## Data provided:
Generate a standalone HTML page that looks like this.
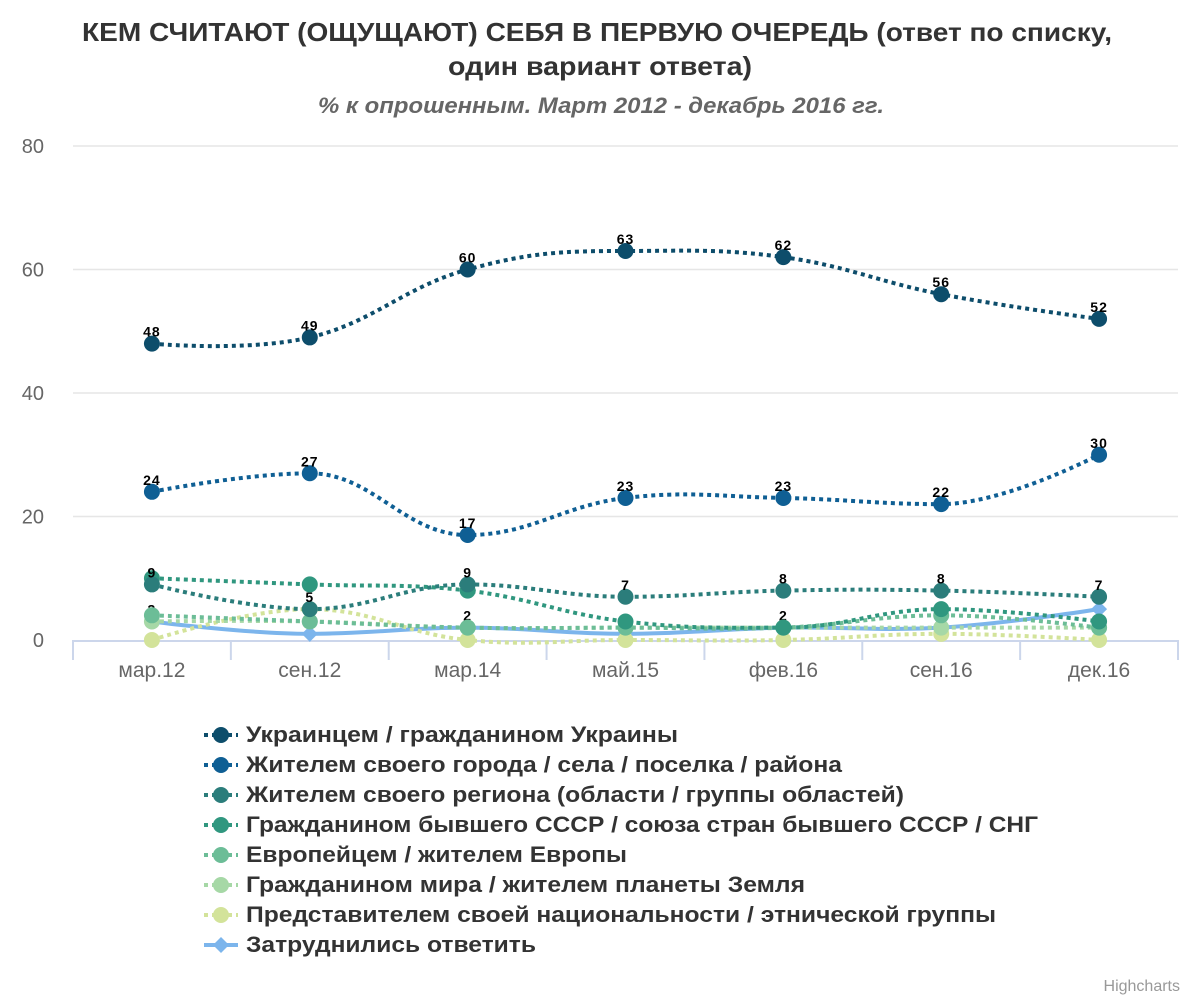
<!DOCTYPE html>
<html><head><meta charset="utf-8"><style>
body{margin:0;background:#fff;font-family:"Liberation Sans",sans-serif}
svg text{font-family:"Liberation Sans",sans-serif}
</style></head><body>
<svg id="c" width="1200" height="1000">
<text x="597" y="41" text-anchor="middle" font-size="26" font-weight="bold" fill="#333" textLength="1030" lengthAdjust="spacingAndGlyphs">КЕМ СЧИТАЮТ (ОЩУЩАЮТ) СЕБЯ В ПЕРВУЮ ОЧЕРЕДЬ (ответ по списку,</text>
<text x="600" y="75" text-anchor="middle" font-size="26" font-weight="bold" fill="#333" textLength="304" lengthAdjust="spacingAndGlyphs">один вариант ответа)</text>
<text x="601" y="113" text-anchor="middle" font-size="22" font-weight="bold" font-style="italic" fill="#666" textLength="566" lengthAdjust="spacingAndGlyphs">% к опрошенным. Март 2012 - декабрь 2016 гг.</text>
<g id="grid"></g><g id="series"></g><g id="legend"></g>
<text x="1180" y="991" text-anchor="end" font-size="16" fill="#999">Highcharts</text>
</svg>
<script>
const categories=["мар.12","сен.12","мар.14","май.15","фев.16","сен.16","дек.16"];
const yTicks=[0,20,40,60,80];
const seriesNames=["Украинцем / гражданином Украины","Жителем своего города / села / поселка / района","Жителем своего региона (области / группы областей)","Гражданином бывшего СССР / союза стран бывшего СССР / СНГ","Европейцем / жителем Европы","Гражданином мира / жителем планеты Земля","Представителем своей национальности / этнической группы","Затруднились ответить"];
const legendWidths=[432,596,658,792,381,559,750,290];
const s1=[48,49,60,63,62,56,52];
const s2=[24,27,17,23,23,22,30];
const s3=[9,5,9,7,8,8,7];
const s4=[10,9,8,3,2,5,3];
const s5=[4,3,2,2,2,4,2];
const s6=[3,3,2,2,2,2,2];
const s7=[0,5,0,0,0,1,0];
const s8=[3,1,2,1,2,2,5];
const colors=["#0d4d6b","#0f5f94","#2b7d7b","#30977f","#6cbd97","#a6d8a6","#d3e39a","#7cb5ec"];
const values=[s1,s2,s3,s4,s5,s6,s7,s8];
const labelSeries=[0,1,2,7];
const L=73,R=1178,T=146,B=640,max=80;
const xs=i=>L+(R-L)/categories.length*(i+0.5);
const ys=v=>B-(B-T)*v/max;
const NS="http://www.w3.org/2000/svg";
function mk(t,a,p){const e=document.createElementNS(NS,t);for(const k in a)e.setAttribute(k,a[k]);p.appendChild(e);return e;}
const grid=document.getElementById('grid');
yTicks.forEach(v=>{
 if(v>0){const g=mk('line',{x1:L,x2:R,y1:ys(v),y2:ys(v),stroke:'#e6e6e6','stroke-width':1.5},grid);
 
 }
 const t=mk('text',{x:44,y:ys(v)+7,'text-anchor':'end','font-size':20,fill:'#666'},grid);t.textContent=v;
 
 
});
const ax=mk('line',{x1:L,x2:R,y1:B+1,y2:B+1,stroke:'#ccd6eb','stroke-width':2},grid);


for(let i=0;i<=categories.length;i++){const x=L+(R-L)/categories.length*i;const tk=mk('line',{x1:x,x2:x,y1:B,y2:B+20,stroke:'#ccd6eb','stroke-width':2},grid);
 
 }
categories.forEach((c,i)=>{const t=mk('text',{x:xs(i),y:677,'text-anchor':'middle','font-size':21,fill:'#666'},grid);t.textContent=c;
 
 });
function spline(p){let d='M'+p[0][0]+','+p[0][1];const sm=1.5,dn=sm+1;
 for(let i=1;i<p.length;i++){
  const prev=p[i-1],cur=p[i];
  let c1x=prev[0],c1y=prev[1],c2x=cur[0],c2y=cur[1];
  if(i-1>0){const a=p[i-2];const lx=(sm*prev[0]+a[0])/dn,ly=(sm*prev[1]+a[1])/dn,rx=(sm*prev[0]+cur[0])/dn,ry=(sm*prev[1]+cur[1])/dn;let cy=ry;if(!((ly>prev[1]&&ry>prev[1])||(ly<prev[1]&&ry<prev[1]))){const cc=((ry-ly)*(rx-prev[0]))/(rx-lx)+prev[1]-ry;cy=ry+cc;}else cy=prev[1];c1x=rx;c1y=cy;}
  if(i<p.length-1){const n=p[i+1];const lx=(sm*cur[0]+prev[0])/dn,ly=(sm*cur[1]+prev[1])/dn,rx=(sm*cur[0]+n[0])/dn,ry=(sm*cur[1]+n[1])/dn;let cy=ly;if(!((ly>cur[1]&&ry>cur[1])||(ly<cur[1]&&ry<cur[1]))){const cc=((ry-ly)*(lx-cur[0]))/(rx-lx)+cur[1]-ly;cy=ly+cc;}else cy=cur[1];c2x=lx;c2y=cy;}
  d+=' C'+c1x+','+c1y+' '+c2x+','+c2y+' '+cur[0]+','+cur[1];}
 return d;}
const sg=document.getElementById('series');
for(let s=values.length-1;s>=0;s--){
 const g=mk('g',{},sg);
 
 
 const pts=values[s].map((v,i)=>[xs(i),ys(v)]);
 const dashed=s<7;
 const path=mk('path',{d:spline(pts),fill:'none',stroke:colors[s],'stroke-width':4,'stroke-dasharray':dashed?'4,4':'none'},g);
 
 
 pts.forEach((p,i)=>{
  let m;
  if(s===7){m=mk('path',{d:`M${p[0]},${p[1]-8}L${p[0]+8},${p[1]}L${p[0]},${p[1]+8}L${p[0]-8},${p[1]}Z`,fill:colors[s]},g);}
  else m=mk('circle',{cx:p[0],cy:p[1],r:8,fill:colors[s]},g);
  
  
  if(labelSeries.includes(s)){const t=mk('text',{x:p[0],y:p[1]-7,'text-anchor':'middle','font-size':14,'font-weight':'bold','letter-spacing':'1',fill:'#000'},g);t.textContent=values[s][i];
   
   }
 });
}
const lg=document.getElementById('legend');
seriesNames.forEach((n,s)=>{
 const y=735+s*30;
 const g=mk('g',{},lg);
 
 
 mk('line',{x1:204,x2:238,y1:y,y2:y,stroke:colors[s],'stroke-width':4,'stroke-dasharray':s<7?'4,4':'none'},g);
 if(s===7)mk('path',{d:`M221,${y-8}L229,${y}L221,${y+8}L213,${y}Z`,fill:colors[s]},g);
 else mk('circle',{cx:221,cy:y,r:8,fill:colors[s]},g);
 const t=mk('text',{x:246,y:y+7,'font-size':22,'font-weight':'bold',fill:'#333',textLength:legendWidths[s],lengthAdjust:'spacingAndGlyphs'},g);t.textContent=n;
});
</script>
</body></html>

## Exercise instructions:
Restate the entire listing word for word, excluding pictures.

## Output of the task:
Generate a standalone HTML page that looks like this.
<!DOCTYPE html>
<html><head><meta charset="utf-8"><style>
body{margin:0;background:#fff;font-family:"Liberation Sans",sans-serif}
svg text{font-family:"Liberation Sans",sans-serif}
</style></head><body>
<svg id="c" width="1200" height="1000">
<text x="597" y="41" text-anchor="middle" font-size="26" font-weight="bold" fill="#333" textLength="1030" lengthAdjust="spacingAndGlyphs">КЕМ СЧИТАЮТ (ОЩУЩАЮТ) СЕБЯ В ПЕРВУЮ ОЧЕРЕДЬ (ответ по списку,</text>
<text x="600" y="75" text-anchor="middle" font-size="26" font-weight="bold" fill="#333" textLength="304" lengthAdjust="spacingAndGlyphs">один вариант ответа)</text>
<text x="601" y="113" text-anchor="middle" font-size="22" font-weight="bold" font-style="italic" fill="#666" textLength="566" lengthAdjust="spacingAndGlyphs">% к опрошенным. Март 2012 - декабрь 2016 гг.</text>
<g id="grid"></g><g id="series"></g><g id="legend"></g>
<text x="1180" y="991" text-anchor="end" font-size="16" fill="#999">Highcharts</text>
</svg>
<script>
const categories=["мар.12","сен.12","мар.14","май.15","фев.16","сен.16","дек.16"];
const yTicks=[0,20,40,60,80];
const seriesNames=["Украинцем / гражданином Украины","Жителем своего города / села / поселка / района","Жителем своего региона (области / группы областей)","Гражданином бывшего СССР / союза стран бывшего СССР / СНГ","Европейцем / жителем Европы","Гражданином мира / жителем планеты Земля","Представителем своей национальности / этнической группы","Затруднились ответить"];
const legendWidths=[432,596,658,792,381,559,750,290];
const s1=[48,49,60,63,62,56,52];
const s2=[24,27,17,23,23,22,30];
const s3=[9,5,9,7,8,8,7];
const s4=[10,9,8,3,2,5,3];
const s5=[4,3,2,2,2,4,2];
const s6=[3,3,2,2,2,2,2];
const s7=[0,5,0,0,0,1,0];
const s8=[3,1,2,1,2,2,5];
const colors=["#0d4d6b","#0f5f94","#2b7d7b","#30977f","#6cbd97","#a6d8a6","#d3e39a","#7cb5ec"];
const values=[s1,s2,s3,s4,s5,s6,s7,s8];
const labelSeries=[0,1,2,7];
const L=73,R=1178,T=146,B=640,max=80;
const xs=i=>L+(R-L)/categories.length*(i+0.5);
const ys=v=>B-(B-T)*v/max;
const NS="http://www.w3.org/2000/svg";
function mk(t,a,p){const e=document.createElementNS(NS,t);for(const k in a)e.setAttribute(k,a[k]);p.appendChild(e);return e;}
const grid=document.getElementById('grid');
yTicks.forEach(v=>{
 if(v>0){const g=mk('line',{x1:L,x2:R,y1:ys(v),y2:ys(v),stroke:'#e6e6e6','stroke-width':1.5},grid);
 
 }
 const t=mk('text',{x:44,y:ys(v)+7,'text-anchor':'end','font-size':20,fill:'#666'},grid);t.textContent=v;
 
 
});
const ax=mk('line',{x1:L,x2:R,y1:B+1,y2:B+1,stroke:'#ccd6eb','stroke-width':2},grid);


for(let i=0;i<=categories.length;i++){const x=L+(R-L)/categories.length*i;const tk=mk('line',{x1:x,x2:x,y1:B,y2:B+20,stroke:'#ccd6eb','stroke-width':2},grid);
 
 }
categories.forEach((c,i)=>{const t=mk('text',{x:xs(i),y:677,'text-anchor':'middle','font-size':21,fill:'#666'},grid);t.textContent=c;
 
 });
function spline(p){let d='M'+p[0][0]+','+p[0][1];const sm=1.5,dn=sm+1;
 for(let i=1;i<p.length;i++){
  const prev=p[i-1],cur=p[i];
  let c1x=prev[0],c1y=prev[1],c2x=cur[0],c2y=cur[1];
  if(i-1>0){const a=p[i-2];const lx=(sm*prev[0]+a[0])/dn,ly=(sm*prev[1]+a[1])/dn,rx=(sm*prev[0]+cur[0])/dn,ry=(sm*prev[1]+cur[1])/dn;let cy=ry;if(!((ly>prev[1]&&ry>prev[1])||(ly<prev[1]&&ry<prev[1]))){const cc=((ry-ly)*(rx-prev[0]))/(rx-lx)+prev[1]-ry;cy=ry+cc;}else cy=prev[1];c1x=rx;c1y=cy;}
  if(i<p.length-1){const n=p[i+1];const lx=(sm*cur[0]+prev[0])/dn,ly=(sm*cur[1]+prev[1])/dn,rx=(sm*cur[0]+n[0])/dn,ry=(sm*cur[1]+n[1])/dn;let cy=ly;if(!((ly>cur[1]&&ry>cur[1])||(ly<cur[1]&&ry<cur[1]))){const cc=((ry-ly)*(lx-cur[0]))/(rx-lx)+cur[1]-ly;cy=ly+cc;}else cy=cur[1];c2x=lx;c2y=cy;}
  d+=' C'+c1x+','+c1y+' '+c2x+','+c2y+' '+cur[0]+','+cur[1];}
 return d;}
const sg=document.getElementById('series');
for(let s=values.length-1;s>=0;s--){
 const g=mk('g',{},sg);
 
 
 const pts=values[s].map((v,i)=>[xs(i),ys(v)]);
 const dashed=s<7;
 const path=mk('path',{d:spline(pts),fill:'none',stroke:colors[s],'stroke-width':4,'stroke-dasharray':dashed?'4,4':'none'},g);
 
 
 pts.forEach((p,i)=>{
  let m;
  if(s===7){m=mk('path',{d:`M${p[0]},${p[1]-8}L${p[0]+8},${p[1]}L${p[0]},${p[1]+8}L${p[0]-8},${p[1]}Z`,fill:colors[s]},g);}
  else m=mk('circle',{cx:p[0],cy:p[1],r:8,fill:colors[s]},g);
  
  
  if(labelSeries.includes(s)){const t=mk('text',{x:p[0],y:p[1]-7,'text-anchor':'middle','font-size':14,'font-weight':'bold','letter-spacing':'1',fill:'#000'},g);t.textContent=values[s][i];
   
   }
 });
}
const lg=document.getElementById('legend');
seriesNames.forEach((n,s)=>{
 const y=735+s*30;
 const g=mk('g',{},lg);
 
 
 mk('line',{x1:204,x2:238,y1:y,y2:y,stroke:colors[s],'stroke-width':4,'stroke-dasharray':s<7?'4,4':'none'},g);
 if(s===7)mk('path',{d:`M221,${y-8}L229,${y}L221,${y+8}L213,${y}Z`,fill:colors[s]},g);
 else mk('circle',{cx:221,cy:y,r:8,fill:colors[s]},g);
 const t=mk('text',{x:246,y:y+7,'font-size':22,'font-weight':'bold',fill:'#333',textLength:legendWidths[s],lengthAdjust:'spacingAndGlyphs'},g);t.textContent=n;
});
</script>
</body></html>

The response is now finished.